CHAPTER 1
Where They Were
Shield built its reputation on fast, convenient auto‑insurance cover. Growth came quickly, and by the third year the agency had multiple branches across the country. When the pandemic struck, however, many policyholders skipped or delayed premium payments. To bridge the widening cash gap, management turned to short‑term lenders that charged high annual rates. Within eighteen months the agency was juggling several high‑interest loans while trying to keep day‑to‑day operations afloat. The finance function had never moved beyond basic spreadsheets, so leadership could not see a single, consolidated view of debt service, future cash needs, and operational spending. When Shield asked Alehar for help, the brief was clear: create reliable financial reports, stop the cash bleed, and restore stability.
CHAPTER 2
What We Did
1. Stabilizing the finance engine
Our first move was to install a structured monthly‑close routine. We introduced a standardized chart of accounts, connected the bank feeds to accounting software, and trained the collections team to log every customer payment the same day it arrived. With accurate books in place, we mapped the full debt schedule and calculated how much cash the agency would need to cover both principal and interest in the coming quarters. The analysis showed that servicing the highest‑rate loans consumed a disproportionate share of available funds, leaving too little for payments to insurers and new‑policy acquisition.
Armed with real numbers, we helped Shield negotiate staggered settlements with the largest insurers so Shield could stretch payables without damaging critical relationships. We also redesigned the premium schedule for new customers so that a larger share of the annual premium arrived in the first quarter of coverage. This front‑loading of cash reduced the reliance on expensive bridge loans.
Collections required a cultural reset. We replaced ad‑hoc reminder calls with a disciplined sequence of messages tied to policy start dates and grace periods. Account managers received daily aging reports and weekly targets. Early partial results showed a clear uptick in on‑time payments, allowing management to accelerate pay‑downs on the most expensive debt tranches.
2. Streamlining operations and reducing overhead
Once the cash‑flow picture stabilized, we turned to the cost base. A branch‑level profitability review revealed that two storefronts had been running at a loss even before the pandemic. Both were located in areas where agents' coverage was already high, making the physical presence largely redundant. Closing those branches removed rent and staffing commitments while shifting remaining walk‑in traffic to better‑performing locations.
During the same review we found that the claims‑administration unit had grown organically in response to rising volume but now had overlapping roles. Rightsizing the department through natural attrition and selective redeployment trimmed payroll without harming service quality.
CHAPTER 3
Where They Are Now
The combined measures produced a visible turnaround. Monthly management accounts, show a steady climb in operating cash and a sharp decline in interest expense.

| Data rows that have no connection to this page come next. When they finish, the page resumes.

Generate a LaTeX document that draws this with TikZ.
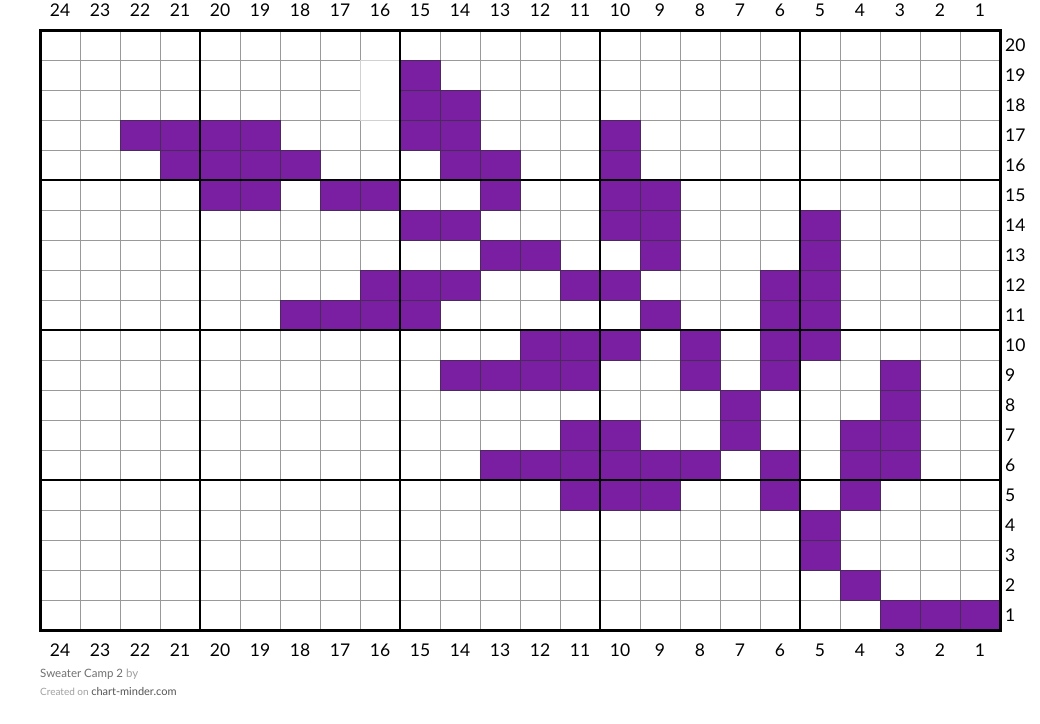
\documentclass[tikz,border=0pt]{standalone}
\usepackage{fontspec}
\setmainfont{Lato}
\definecolor{purp}{HTML}{7B1FA2}
\definecolor{gridgray}{HTML}{999999}
\definecolor{celledge}{HTML}{4A2A5A}
\definecolor{footdark}{HTML}{555555}
\definecolor{footmid}{HTML}{707070}
\definecolor{footlight}{HTML}{A0A0A0}
\tikzset{
  gridthin/.style={draw=gridgray, line width=1pt},
  gridthick/.style={draw=black, line width=2pt},
  cell/.style={fill=purp, draw=celledge, line width=0.8pt},
  numlabel/.style={font=\fontsize{17.5}{20}\selectfont, inner sep=0pt},
}
\begin{document}
\begin{tikzpicture}[x=1pt,y=-1pt]
\useasboundingbox (0,0) rectangle (1040,723);
\fill[white] (0,0) rectangle (1040,723);
% thin grid
\foreach \i in {0,...,24} \draw[gridthin] ({40+\i*40},30) -- ({40+\i*40},630);
\foreach \j in {0,...,20} \draw[gridthin] (40,{30+\j*30}) -- (1000,{30+\j*30});
% odd patch in column 16, rows 19-18
\fill[white] (360.6,60.6) rectangle (399.4,119.4);
\draw[draw=gridgray!45, line width=1pt] (360,60) -- (400,60) (360,60) -- (360,120) -- (400,120);
% filled cells: row / columns
\foreach \r/\cs in {
  19/{15},
  18/{15,14},
  17/{22,21,20,19,15,14,10},
  16/{21,20,19,18,14,13,10},
  15/{20,19,17,16,13,10,9},
  14/{15,14,10,9,5},
  13/{13,12,9,5},
  12/{16,15,14,11,10,6,5},
  11/{18,17,16,15,9,6,5},
  10/{12,11,10,8,6,5},
  9/{14,13,12,11,8,6,3},
  8/{7,3},
  7/{11,10,7,4,3},
  6/{13,12,11,10,9,8,6,4,3},
  5/{11,10,9,6,4},
  4/{5},
  3/{5},
  2/{4},
  1/{3,2,1}}
  \foreach \c in \cs
    \filldraw[cell] ({40+(24-\c)*40},{30+(20-\r)*30}) rectangle +(40,30);
% thick lines
\foreach \x in {200,400,600,800} \draw[gridthick] (\x,30) -- (\x,630);
\foreach \y in {180,330,480} \draw[gridthick] (40,\y) -- (1000,\y);
\draw[draw=black, line width=3pt] (40,30) rectangle (1000,630);
% column labels
\foreach \c in {1,...,24} {
  \node[numlabel, anchor=base] (top\c) at ({40+(24-\c)*40+20},16.5) {\c};
  \node[numlabel, anchor=base] (bot\c) at ({40+(24-\c)*40+20},656.5) {\c};
}
% row labels
\foreach \r in {1,...,20}
  \node[numlabel, anchor=west] (row\r) at (1005,{30+(20-\r)*30+15}) {\r};
% footer
\node[anchor=base west, inner sep=0pt, font=\fontsize{11.5}{13}\selectfont] (title) at (40,677)
  {\textcolor{footmid}{Sweater Camp 2} \textcolor{footlight}{by}};
\node[anchor=base west, inner sep=0pt] (credit) at (40,695.5)
  {\fontsize{10}{12}\selectfont\textcolor{footlight}{Created on} \fontsize{11}{13}\selectfont\textcolor{footdark}{chart-minder.com}};
\end{tikzpicture}
\end{document}
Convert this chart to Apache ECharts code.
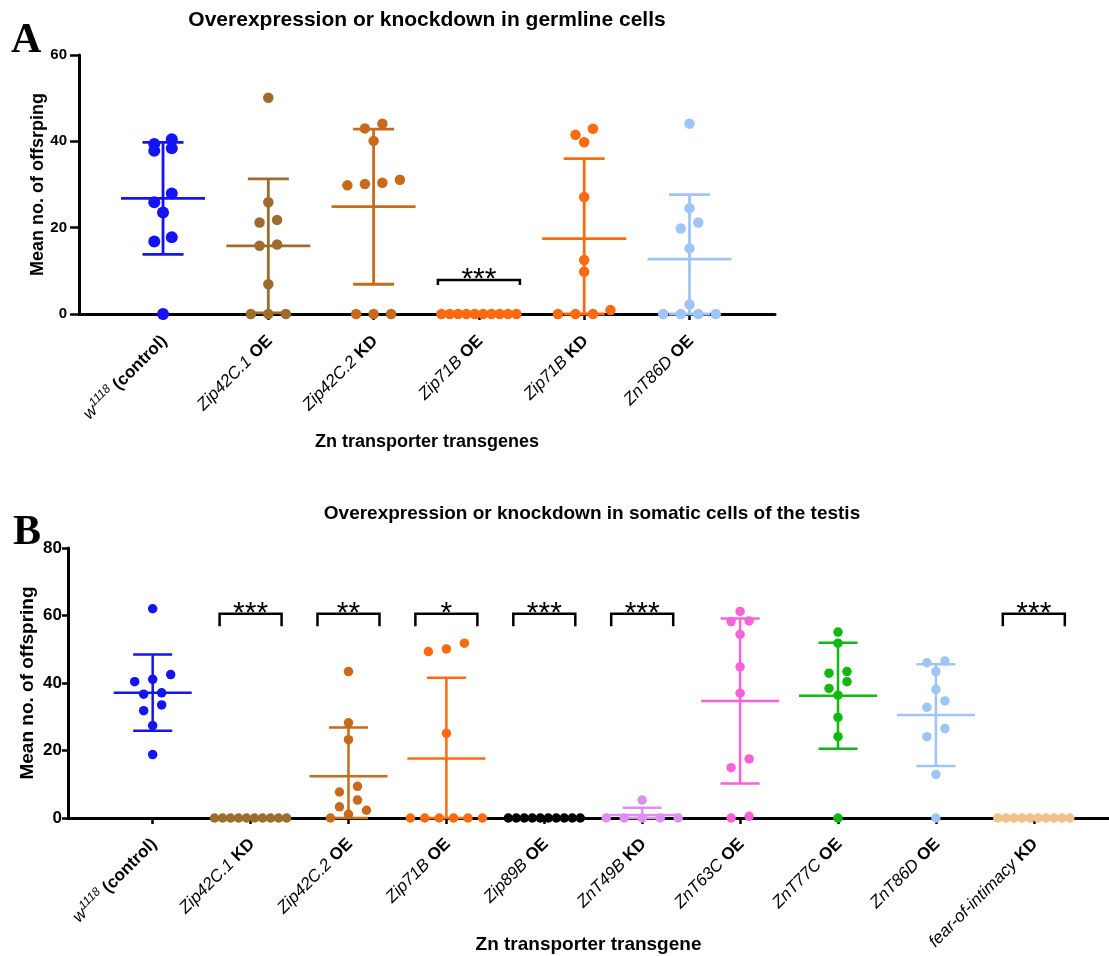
<!DOCTYPE html>
<html>
<head>
<meta charset="utf-8">
<title>Zn transporter transgenes - mean no. of offspring</title>
<script src="https://cdn.jsdelivr.net/npm/echarts@6/dist/echarts.min.js"></script>
<style>
  html, body { margin: 0; padding: 0; background: #fff; }
  #chart { width: 1109px; height: 956px; }
</style>
</head>
<body>
<div id="chart"></div>
<script>
// ---- panel A : germline cells ----
const catsA = ['w1118 (control)', 'Zip42C.1 OE', 'Zip42C.2 KD', 'Zip71B OE', 'Zip71B KD', 'ZnT86D OE']
const aW1118 = [40.5, 39.4, 38.4, 37.8, 27.9, 25.9, 23.5, 17.8, 16.8, 0]
const aZip42C1 = [50.1, 25.9, 21.8, 21.2, 16.1, 15.8, 6.9, 0, 0, 0]
const aZip42C2 = [44.1, 43.0, 40.1, 31.1, 30.4, 30.1, 29.8, 0, 0, 0]
const aZip71BOE = [0, 0, 0, 0, 0, 0, 0, 0, 0, 0]
const aZip71BKD = [42.9, 41.5, 39.8, 27.1, 12.5, 9.8, 0.9, 0, 0, 0]
const aZnT86D = [44.1, 24.5, 21.2, 19.8, 15.2, 2.2, 0, 0, 0, 0]
const colorsA = ['#1414f2', '#9d6b2b', '#c8691c', '#ff6a10', '#ff6a10', '#9fc5f5']
const sigCatsA = [3]
const sigLabelsA = ['***']
const sigLevelA = 7.9

// ---- panel B : somatic cells of the testis ----
const catsB = ['w1118 (control)', 'Zip42C.1 KD', 'Zip42C.2 OE', 'Zip71B OE', 'Zip89B OE',
  'ZnT49B KD', 'ZnT63C OE', 'ZnT77C OE', 'ZnT86D OE', 'fear-of-intimacy KD']
const bW1118 = [62.0, 42.5, 41.1, 40.4, 37.1, 36.7, 33.5, 31.8, 27.4, 18.8]
const bZip42C1 = [0, 0, 0, 0, 0, 0, 0, 0, 0, 0]
const bZip42C2 = [43.4, 28.2, 23.2, 9.4, 7.7, 5.3, 3.3, 2.3, 1.1, 0]
const bZip71B = [51.8, 50.1, 49.3, 25.1, 0, 0, 0, 0, 0, 0]
const bZip89B = [0, 0, 0, 0, 0, 0, 0, 0, 0, 0]
const bZnT49B = [5.3, 0, 0, 0, 0, 0]
const bZnT63C = [61.2, 58.4, 58.2, 54.4, 44.8, 37.0, 17.5, 14.9, 0.5, 0]
const bZnT77C = [55.1, 51.8, 43.4, 42.9, 40.4, 38.4, 36.4, 29.8, 24.1, 0]
const bZnT86D = [46.5, 46.0, 43.4, 38.1, 34.7, 32.8, 26.5, 24.1, 12.9, 0]
const bFoi = [0, 0, 0, 0, 0, 0, 0, 0, 0, 0]
const colorsB = ['#1414f2', '#9d6b2b', '#c8691c', '#ff6a10', '#000000',
  '#de8ff2', '#f862d8', '#10b810', '#9fc5f5', '#f3c18a']
const sigCatsB = [1, 2, 3, 4, 5, 9]
const sigLabelsB = ['***', '**', '*', '***', '***', '***']
const sigLevelB = 60.5

const FONT = '"Liberation Sans", Arial, Helvetica, sans-serif'

function mean(a) {
	return a.reduce((s, v) => s + v, 0) / a.length
}
function sd(a) {
	const m = mean(a)
	return Math.sqrt(a.reduce((s, v) => s + (v - m) * (v - m), 0) / (a.length - 1))
}

// GraphPad-like scatter: points close in value share a row and are spread sideways
function swarm(vals, rowH, stepPx, maxW, pxPerIdx) {
	const order = vals.map((v, k) => k).sort((a, b) => vals[b] - vals[a])
	const offs = vals.map(() => 0)
	let r = 0
	while (r < order.length) {
		let e = r
		while (e + 1 < order.length && vals[order[r]] - vals[order[e + 1]] <= rowH) e++
		const row = order.slice(r, e + 1).sort((a, b) => vals[a] - vals[b])
		const n = row.length
		const sp = n > 1 ? Math.min(stepPx, maxW / (n - 1)) : 0
		row.forEach((k, j) => { offs[k] = (j - (n - 1) / 2) * sp / pxPerIdx })
		r = e + 1
	}
	return offs
}

function labelFormatter(cats) {
	return function (val) {
		const s = cats[Math.round(val)]
		if (!s) return ''
		const k = s.lastIndexOf(' ')
		const gene = s.slice(0, k)
		const kind = s.slice(k + 1)
		const g = gene === 'w1118' ? '{it|w}{sup|1118}' : '{it|' + gene + '}'
		return g + '{it| }{b|' + kind + '}'
	}
}

const panels = [
	{
		cats: catsA, groups: [aW1118, aZip42C1, aZip42C2, aZip71BOE, aZip71BKD, aZnT86D], colors: colorsA,
		sigCats: sigCatsA, sigLabels: sigLabelsA, sigLevel: sigLevelA,
		yMax: 60, yName: 'Mean no. of offsrping', xName: 'Zn transporter transgenes',
		grid: { left: 79, top: 55, width: 696, height: 259 }, xMin: -0.798, xMax: 5.812,
		dot: 10.5, firstDot: 12, lw: 2.8, meanHalf: 42, capHalf: 20.5, step: 17.5, maxW: 75,
		bracketHalf: 41, bracketLeg: 5, yTick: 9, yLabelSize: 15, yLabelMargin: 12,
		yNameSize: 18, yNameGap: 32, xNameSize: 18, xNameGap: 119, labelMargin: 23, labelPad: 4
	},
	{
		cats: catsB, groups: [bW1118, bZip42C1, bZip42C2, bZip71B, bZip89B, bZnT49B, bZnT63C, bZnT77C, bZnT86D, bFoi],
		colors: colorsB, sigCats: sigCatsB, sigLabels: sigLabelsB, sigLevel: sigLevelB,
		yMax: 80, yName: 'Mean no. of offspring', xName: 'Zn transporter transgene',
		grid: { left: 68, top: 548, width: 1041, height: 270 }, xMin: -0.865, xMax: 9.768,
		dot: 9.5, firstDot: 9.5, lw: 2.5, meanHalf: 39, capHalf: 19.5, step: 18, maxW: 72,
		bracketHalf: 31, bracketLeg: 12.5, yTick: 6, yLabelSize: 17, yLabelMargin: 6,
		yNameSize: 19, yNameGap: 31, xNameSize: 19, xNameGap: 117, labelMargin: 22, labelPad: 4
	}
]

const option = {
	animation: false,
	grid: panels.map(p => Object.assign({ containLabel: false, outerBoundsMode: 'none' }, p.grid)),
	xAxis: [],
	yAxis: [],
	series: [],
	graphic: [
		{ type: 'text', x: 427, y: 20, style: { text: 'Overexpression or knockdown in germline cells', font: 'bold 21px ' + FONT, fill: '#000', align: 'center', verticalAlign: 'middle', textAlign: 'center', textVerticalAlign: 'middle' } },
		{ type: 'text', x: 592, y: 514, style: { text: 'Overexpression or knockdown in somatic cells of the testis', font: 'bold 19px ' + FONT, fill: '#000', align: 'center', verticalAlign: 'middle', textAlign: 'center', textVerticalAlign: 'middle' } },
		{ type: 'text', x: 11, y: 41, style: { text: 'A', font: 'bold 42px "Liberation Serif", "Times New Roman", serif', fill: '#000', verticalAlign: 'middle', textVerticalAlign: 'middle' } },
		{ type: 'text', x: 13, y: 533, style: { text: 'B', font: 'bold 42px "Liberation Serif", "Times New Roman", serif', fill: '#000', verticalAlign: 'middle', textVerticalAlign: 'middle' } }
	]
}

panels.forEach((p, k) => {
	const idx = p.cats.map((c, i) => i)
	const pxPerIdx = p.grid.width / (p.xMax - p.xMin)
	const rowH = p.yMax / 30

	option.xAxis.push({
		gridIndex: k, type: 'value', min: p.xMin, max: p.xMax,
		splitLine: { show: false },
		axisLine: { show: true, onZero: false, lineStyle: { color: '#000', width: 3 } },
		axisTick: { show: true, customValues: idx, length: 6, lineStyle: { color: '#000', width: 2.5 } },
		axisLabel: {
			customValues: idx, rotate: 45, margin: p.labelMargin, padding: [p.labelPad, 0, 0, 0],
			formatter: labelFormatter(p.cats),
			rich: {
				it: { fontStyle: 'italic', fontSize: 17, fontFamily: FONT, color: '#000', lineHeight: 22 },
				b: { fontWeight: 'bold', fontSize: 17, fontFamily: FONT, color: '#000', lineHeight: 22 },
				sup: { fontStyle: 'italic', fontSize: 12, fontFamily: FONT, color: '#000', lineHeight: 12, verticalAlign: 'top' }
			}
		},
		name: p.xName, nameLocation: 'middle', nameGap: p.xNameGap, nameMoveOverlap: false,
		nameTextStyle: { fontWeight: 'bold', fontSize: p.xNameSize, fontFamily: FONT, color: '#000' }
	})

	option.yAxis.push({
		gridIndex: k, type: 'value', min: 0, max: p.yMax, interval: 20,
		splitLine: { show: false },
		axisLine: { show: true, onZero: false, lineStyle: { color: '#000', width: 3 } },
		axisTick: { show: true, length: p.yTick, lineStyle: { color: '#000', width: 2.5 } },
		axisLabel: { fontWeight: 'bold', fontSize: p.yLabelSize, fontFamily: FONT, color: '#000', margin: p.yLabelMargin },
		name: p.yName, nameLocation: 'middle', nameGap: p.yNameGap, nameMoveOverlap: false,
		nameTextStyle: { fontWeight: 'bold', fontSize: p.yNameSize, fontFamily: FONT, color: '#000' }
	})

	// mean and SD bars
	option.series.push({
		type: 'custom', xAxisIndex: k, yAxisIndex: k, silent: true, z: 3,
		encode: { x: 0, y: 1 },
		data: p.groups.map((g, i) => [i, mean(g), sd(g)]),
		renderItem: function (params, api) {
			const i = api.value(0), m = api.value(1), s = api.value(2)
			const c = p.colors[i]
			const pm = api.coord([i, m])
			const pt = api.coord([i, m + s])
			const pb = api.coord([i, Math.max(m - s, 0)])
			const st = { stroke: c, lineWidth: p.lw }
			return {
				type: 'group',
				children: [
					{ type: 'line', shape: { x1: pt[0], y1: pt[1], x2: pb[0], y2: pb[1] }, style: st },
					{ type: 'line', shape: { x1: pm[0] - p.meanHalf, y1: pm[1], x2: pm[0] + p.meanHalf, y2: pm[1] }, style: st },
					{ type: 'line', shape: { x1: pt[0] - p.capHalf, y1: pt[1], x2: pt[0] + p.capHalf, y2: pt[1] }, style: st },
					{ type: 'line', shape: { x1: pb[0] - p.capHalf, y1: pb[1], x2: pb[0] + p.capHalf, y2: pb[1] }, style: st }
				]
			}
		}
	})

	// individual flies
	p.groups.forEach((g, i) => {
		const offs = swarm(g, rowH, p.step, p.maxW, pxPerIdx)
		option.series.push({
			type: 'scatter', xAxisIndex: k, yAxisIndex: k, silent: true, z: 4,
			symbol: 'circle', symbolSize: i === 0 ? p.firstDot : p.dot,
			itemStyle: { color: p.colors[i], opacity: 1 },
			data: g.map((v, j) => [i + offs[j], v])
		})
	})

	// significance brackets
	option.series.push({
		type: 'custom', xAxisIndex: k, yAxisIndex: k, silent: true, z: 5,
		encode: { x: 0, y: 1 },
		data: p.sigCats.map((c, j) => [c, p.sigLevel, j]),
		renderItem: function (params, api) {
			const c = api.value(0), lvl = api.value(1), j = api.value(2)
			const pt = api.coord([c, lvl])
			const h = p.bracketHalf, leg = p.bracketLeg
			return {
				type: 'group',
				children: [
					{
						type: 'polyline',
						shape: { points: [[pt[0] - h, pt[1] + leg], [pt[0] - h, pt[1]], [pt[0] + h, pt[1]], [pt[0] + h, pt[1] + leg]] },
						style: { stroke: '#000', lineWidth: 2.5, fill: null }
					},
					{
						type: 'text', x: pt[0], y: pt[1] - 0.5,
						style: { text: p.sigLabels[j], font: '30px ' + FONT, fill: '#000', align: 'center', verticalAlign: 'middle', textAlign: 'center', textVerticalAlign: 'middle' }
					}
				]
			}
		}
	})
})

const chart = echarts.init(document.getElementById('chart'), null, { renderer: 'canvas' })
chart.setOption(option)
window.addEventListener('resize', () => chart.resize())
</script>
</body>
</html>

Shield retired the costliest note two months ahead of schedule and is on track to clear the remaining loans within the next financial year. Vendors are paid on agreed dates and new sales are on track to exceed pre‑pandemic levels. What began as a crisis of scattered data and expensive debt has become a lesson in disciplined finance and strategic cost control. With a solid reporting backbone and a leaner cost structure, Shield is once again positioned to write profitable policies and invest in growth with confidence.